▶ **REQUIRED TASK**:
Return the whole listing, line for line, without the pictures in it.

▶ **INFORMATION SHOWN**:
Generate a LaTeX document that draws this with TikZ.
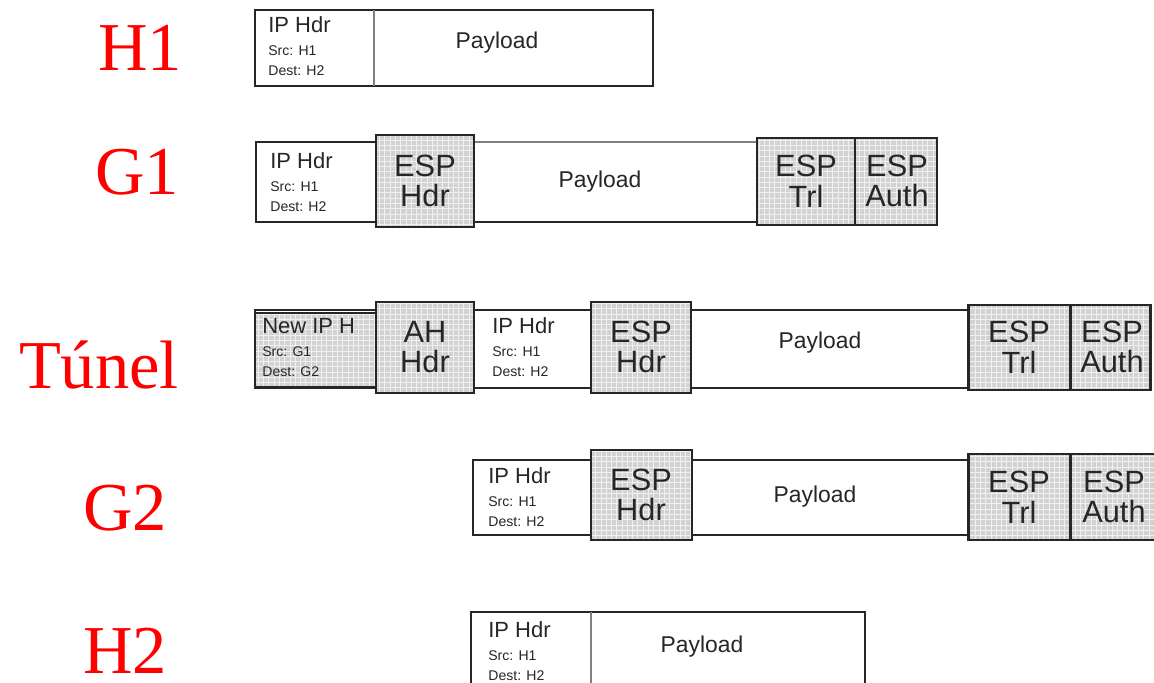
\documentclass[tikz,border=0pt]{standalone}
\usepackage{fontspec}
\setmainfont{Liberation Serif}
\setsansfont{Liberation Sans}
\usetikzlibrary{patterns}

\tikzset{
  cell/.style={draw=black!85, line width=1.7pt, fill=white},
  espcell/.style={draw=black!85, line width=1.7pt,
                  preaction={fill=gray!35}, pattern=grid, pattern color=gray!12},
  hdr/.style={anchor=base west, inner sep=0pt, text=black!85,
              font=\sffamily\fontsize{12.5}{14}\selectfont},
  addr/.style={anchor=base west, inner sep=0pt, text=black!85,
               font=\sffamily\fontsize{8}{9}\selectfont},
  load/.style={inner sep=0pt, text=black!85,
               font=\sffamily\fontsize{13}{15}\selectfont},
  esptxt/.style={inner sep=0pt, align=center, text=black!85,
                 font=\sffamily\fontsize{17.5}{17.5}\selectfont},
  rowname/.style={anchor=base, inner sep=0pt, text=red,
                  font=\fontsize{39}{44}\selectfont}
}

% name, x, first baseline, title, src, dest
\newcommand{\ipfields}[6]{%
  \node[hdr] (#1) at (#2,#3) {#4};
  \node[addr] (#1s) at (#2,#3+23) {Src: #5};
  \node[addr] (#1d) at (#2,#3+43) {Dest: #6};
}

\begin{document}
\begin{tikzpicture}[x=0.02cm, y=-0.02cm]
  \clip (0,0) rectangle (1154,683);
  \fill[white] (0,0) rectangle (1154,683);

  % --- Row names ---
  \node[rowname] (nH1)  at (140,70)  {H1};
  \node[rowname] (nG1)  at (137,194) {G1};
  \node[rowname] (nTun) at (99,388)  {Túnel};
  \node[rowname] (nG2)  at (125,530) {G2};
  \node[rowname] (nH2)  at (125,673) {H2};

  % --- H1 ---
  \draw[cell] (255,10) rectangle (653,86);
  \draw[line width=1.7pt, draw=gray] (374,10) -- (374,86);
  \ipfields{ipA}{268}{32}{IP Hdr}{H1}{H2}
  \node[load] (plA) at (497,43) {Payload};

  % --- G1 ---
  \draw[cell] (256,142) rectangle (757,222);
  \draw[line width=1.7pt, draw=gray] (474,142) -- (757,142);
  \ipfields{ipB}{270}{168}{IP Hdr}{H1}{H2}
  \draw[espcell] (376,135) rectangle (474,227);
  \node[esptxt] (ehB) at (425,181) {ESP\\Hdr};
  \node[load] (plB) at (600,182) {Payload};
  \draw[espcell] (757,138) rectangle (855,225);
  \node[esptxt] (etB) at (806,181) {ESP\\Trl};
  \draw[espcell] (855,138) rectangle (937,225);
  \node[esptxt] (eaB) at (897,181) {ESP\\Auth};

  % --- Tunnel ---
  \draw[cell] (255,310) rectangle (968,388);
  \draw[espcell] (255,313) rectangle (376,387);
  \ipfields{ipC}{262}{333}{New IP H}{G1}{G2}
  \draw[espcell] (376,302) rectangle (474,393);
  \node[esptxt] (ahC) at (425,347) {AH\\Hdr};
  \ipfields{ipD}{492}{333}{IP Hdr}{H1}{H2}
  \draw[espcell] (591,302) rectangle (691,393);
  \node[esptxt] (ehC) at (641,347) {ESP\\Hdr};
  \node[load] (plC) at (820,343) {Payload};
  \draw[espcell] (968,305) rectangle (1070,390);
  \node[esptxt] (etC) at (1019,347) {ESP\\Trl};
  \draw[espcell] (1070,305) rectangle (1150,390);
  \node[esptxt] (eaC) at (1112,347) {ESP\\Auth};

  % --- G2 ---
  \draw[cell] (473,460) rectangle (968,535);
  \ipfields{ipE}{488}{483}{IP Hdr}{H1}{H2}
  \draw[espcell] (591,450) rectangle (692,540);
  \node[esptxt] (ehE) at (641,495) {ESP\\Hdr};
  \node[load] (plE) at (815,497) {Payload};
  \draw[espcell] (968,454) rectangle (1070,540);
  \node[esptxt] (etE) at (1019,497) {ESP\\Trl};
  \draw[espcell] (1070,454) rectangle (1160,540);
  \node[esptxt] (eaE) at (1114,497) {ESP\\Auth};

  % --- H2 ---
  \draw[cell] (471,612) rectangle (865,700);
  \draw[line width=1.7pt, draw=gray] (591,612) -- (591,700);
  \ipfields{ipF}{488}{637}{IP Hdr}{H1}{H2}
  \node[load] (plF) at (702,647) {Payload};
\end{tikzpicture}
\end{document}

▶ **ANSWER IN FULL**:
Generate a LaTeX document that draws this with TikZ.
\documentclass[tikz,border=0pt]{standalone}
\usepackage{fontspec}
\setmainfont{Liberation Serif}
\setsansfont{Liberation Sans}
\usetikzlibrary{patterns}

\tikzset{
  cell/.style={draw=black!85, line width=1.7pt, fill=white},
  espcell/.style={draw=black!85, line width=1.7pt,
                  preaction={fill=gray!35}, pattern=grid, pattern color=gray!12},
  hdr/.style={anchor=base west, inner sep=0pt, text=black!85,
              font=\sffamily\fontsize{12.5}{14}\selectfont},
  addr/.style={anchor=base west, inner sep=0pt, text=black!85,
               font=\sffamily\fontsize{8}{9}\selectfont},
  load/.style={inner sep=0pt, text=black!85,
               font=\sffamily\fontsize{13}{15}\selectfont},
  esptxt/.style={inner sep=0pt, align=center, text=black!85,
                 font=\sffamily\fontsize{17.5}{17.5}\selectfont},
  rowname/.style={anchor=base, inner sep=0pt, text=red,
                  font=\fontsize{39}{44}\selectfont}
}

% name, x, first baseline, title, src, dest
\newcommand{\ipfields}[6]{%
  \node[hdr] (#1) at (#2,#3) {#4};
  \node[addr] (#1s) at (#2,#3+23) {Src: #5};
  \node[addr] (#1d) at (#2,#3+43) {Dest: #6};
}

\begin{document}
\begin{tikzpicture}[x=0.02cm, y=-0.02cm]
  \clip (0,0) rectangle (1154,683);
  \fill[white] (0,0) rectangle (1154,683);

  % --- Row names ---
  \node[rowname] (nH1)  at (140,70)  {H1};
  \node[rowname] (nG1)  at (137,194) {G1};
  \node[rowname] (nTun) at (99,388)  {Túnel};
  \node[rowname] (nG2)  at (125,530) {G2};
  \node[rowname] (nH2)  at (125,673) {H2};

  % --- H1 ---
  \draw[cell] (255,10) rectangle (653,86);
  \draw[line width=1.7pt, draw=gray] (374,10) -- (374,86);
  \ipfields{ipA}{268}{32}{IP Hdr}{H1}{H2}
  \node[load] (plA) at (497,43) {Payload};

  % --- G1 ---
  \draw[cell] (256,142) rectangle (757,222);
  \draw[line width=1.7pt, draw=gray] (474,142) -- (757,142);
  \ipfields{ipB}{270}{168}{IP Hdr}{H1}{H2}
  \draw[espcell] (376,135) rectangle (474,227);
  \node[esptxt] (ehB) at (425,181) {ESP\\Hdr};
  \node[load] (plB) at (600,182) {Payload};
  \draw[espcell] (757,138) rectangle (855,225);
  \node[esptxt] (etB) at (806,181) {ESP\\Trl};
  \draw[espcell] (855,138) rectangle (937,225);
  \node[esptxt] (eaB) at (897,181) {ESP\\Auth};

  % --- Tunnel ---
  \draw[cell] (255,310) rectangle (968,388);
  \draw[espcell] (255,313) rectangle (376,387);
  \ipfields{ipC}{262}{333}{New IP H}{G1}{G2}
  \draw[espcell] (376,302) rectangle (474,393);
  \node[esptxt] (ahC) at (425,347) {AH\\Hdr};
  \ipfields{ipD}{492}{333}{IP Hdr}{H1}{H2}
  \draw[espcell] (591,302) rectangle (691,393);
  \node[esptxt] (ehC) at (641,347) {ESP\\Hdr};
  \node[load] (plC) at (820,343) {Payload};
  \draw[espcell] (968,305) rectangle (1070,390);
  \node[esptxt] (etC) at (1019,347) {ESP\\Trl};
  \draw[espcell] (1070,305) rectangle (1150,390);
  \node[esptxt] (eaC) at (1112,347) {ESP\\Auth};

  % --- G2 ---
  \draw[cell] (473,460) rectangle (968,535);
  \ipfields{ipE}{488}{483}{IP Hdr}{H1}{H2}
  \draw[espcell] (591,450) rectangle (692,540);
  \node[esptxt] (ehE) at (641,495) {ESP\\Hdr};
  \node[load] (plE) at (815,497) {Payload};
  \draw[espcell] (968,454) rectangle (1070,540);
  \node[esptxt] (etE) at (1019,497) {ESP\\Trl};
  \draw[espcell] (1070,454) rectangle (1160,540);
  \node[esptxt] (eaE) at (1114,497) {ESP\\Auth};

  % --- H2 ---
  \draw[cell] (471,612) rectangle (865,700);
  \draw[line width=1.7pt, draw=gray] (591,612) -- (591,700);
  \ipfields{ipF}{488}{637}{IP Hdr}{H1}{H2}
  \node[load] (plF) at (702,647) {Payload};
\end{tikzpicture}
\end{document}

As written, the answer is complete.